When two of Visium’s traders were convicted of criminal charges, it sent the $8 billion firm spiraling and led to its ultimate downfall. The portfolio managers mismarked assets and traded stocks based on government insider tips. The final settlement also held Visium’s former chief financial officer liable for failing to supervise the traders.
Marc Berger, director of the SEC’s New York office, stated that, “Advisory firms must create a culture of zero tolerance when it comes to unlawful conduct and supervisors at those firms must take reasonable measures necessary to detect and prevent securities law-related violations.”

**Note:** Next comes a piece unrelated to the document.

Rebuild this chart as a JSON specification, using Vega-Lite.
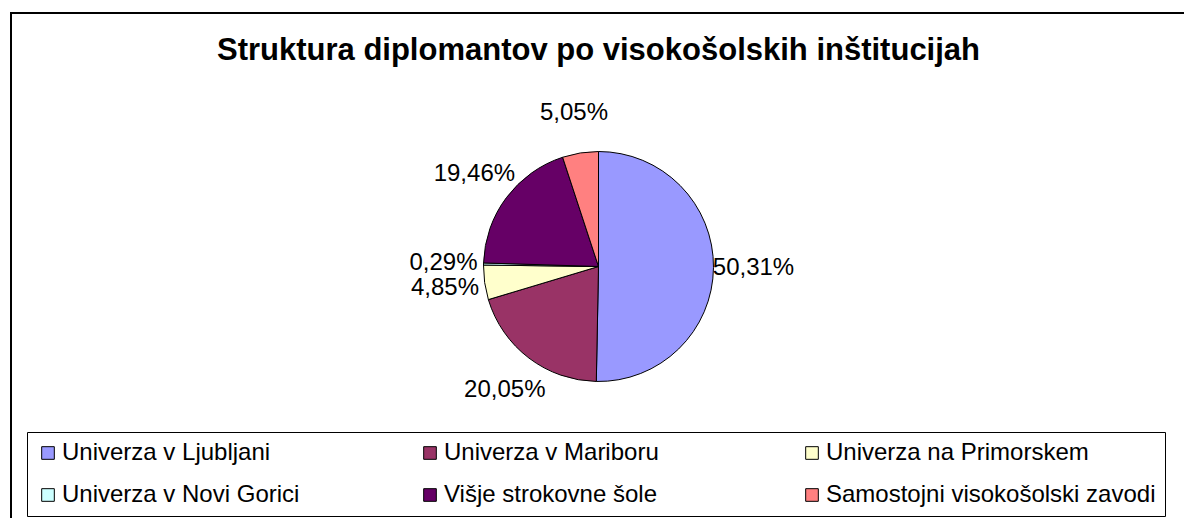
{
  "$schema": "https://vega.github.io/schema/vega-lite/v6.json",
  "width": 1184,
  "height": 518,
  "autosize": {"type": "fit", "contains": "padding"},
  "padding": {"left": 10, "top": 12, "right": -3, "bottom": -3},
  "background": "white",
  "title": {
    "text": "Struktura diplomantov po visokošolskih inštitucijah",
    "anchor": "middle",
    "frame": "group",
    "baseline": "top",
    "offset": -28,
    "dy": 27,
    "font": "Liberation Sans",
    "fontSize": 31,
    "fontWeight": "bold",
    "color": "black"
  },
  "config": {
    "view": {"stroke": null},
    "font": "Liberation Sans"
  },
  "data": {
    "values": [
      {"institucija": "Univerza v Ljubljani", "delez": 50.31, "oznaka": "50,31%", "zap": 1},
      {"institucija": "Univerza v Mariboru", "delez": 20.05, "oznaka": "20,05%", "zap": 2},
      {"institucija": "Univerza na Primorskem", "delez": 4.85, "oznaka": "4,85%", "zap": 3},
      {"institucija": "Univerza v Novi Gorici", "delez": 0.29, "oznaka": "0,29%", "zap": 4},
      {"institucija": "Višje strokovne šole", "delez": 19.46, "oznaka": "19,46%", "zap": 5},
      {"institucija": "Samostojni visokošolski zavodi", "delez": 5.05, "oznaka": "5,05%", "zap": 6}
    ]
  },
  "layer": [
    {
      "mark": {"type": "rect", "fill": "transparent", "stroke": "black", "strokeWidth": 2},
      "encoding": {
        "x": {"value": 0},
        "x2": {"value": "width"},
        "y": {"value": 0},
        "y2": {"value": "height"}
      }
    },
    {
      "mark": {"type": "arc", "outerRadius": 115, "stroke": "black", "strokeWidth": 1},
      "encoding": {
        "theta": {"field": "delez", "type": "quantitative", "stack": true},
        "order": {"field": "zap", "type": "quantitative"},
        "color": {
          "field": "institucija",
          "type": "nominal",
          "sort": ["Univerza v Ljubljani", "Univerza v Mariboru", "Univerza na Primorskem", "Univerza v Novi Gorici", "Višje strokovne šole", "Samostojni visokošolski zavodi"],
          "scale": {
            "domain": ["Univerza v Ljubljani", "Univerza v Mariboru", "Univerza na Primorskem", "Univerza v Novi Gorici", "Višje strokovne šole", "Samostojni visokošolski zavodi"],
            "range": ["#9999FF", "#993366", "#FFFFCC", "#CCFFFF", "#660066", "#FF8080"]
          },
          "legend": {
            "orient": "none",
            "legendX": 16,
            "legendY": 419,
            "direction": "horizontal",
            "columns": 3,
            "gridAlign": "all",
            "title": null,
            "symbolType": "square",
            "symbolSize": 160,
            "symbolStrokeColor": "black",
            "symbolStrokeWidth": 1,
            "symbolOpacity": 1,
            "labelFont": "Liberation Sans",
            "labelFontSize": 24,
            "labelColor": "black",
            "labelLimit": 600,
            "labelOffset": 2,
            "columnPadding": 26,
            "rowPadding": 18,
            "strokeColor": "black",
            "padding": 9
          }
        }
      }
    },
    {
      "mark": {"type": "text", "radius": 155, "font": "Liberation Sans", "fontSize": 24, "color": "black"},
      "encoding": {
        "theta": {"field": "delez", "type": "quantitative", "stack": true},
        "order": {"field": "zap", "type": "quantitative"},
        "text": {"field": "oznaka", "type": "nominal"}
      }
    }
  ]
}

The Visium case is one of the first large-scale investigations involving insider-trading tips by the U.S. government to reach a conclusion. The SEC is showing it will take aggressive action for misconduct, regardless of the circumstances and parties involved. The fact that this case and a handful of others will establish a legal precedence is a big win for investors.
Who Gets Hurt By Insider Trading?
To some, insider trading may seem to be a victimless crime. However, when traders are not all trading on an even playing field – that is, with the same information – it sets only a few investors up for success. Everyone else will be hurt. While individual investors may not notice significant losses, on a larger scale, a group of investors in a certain stock will.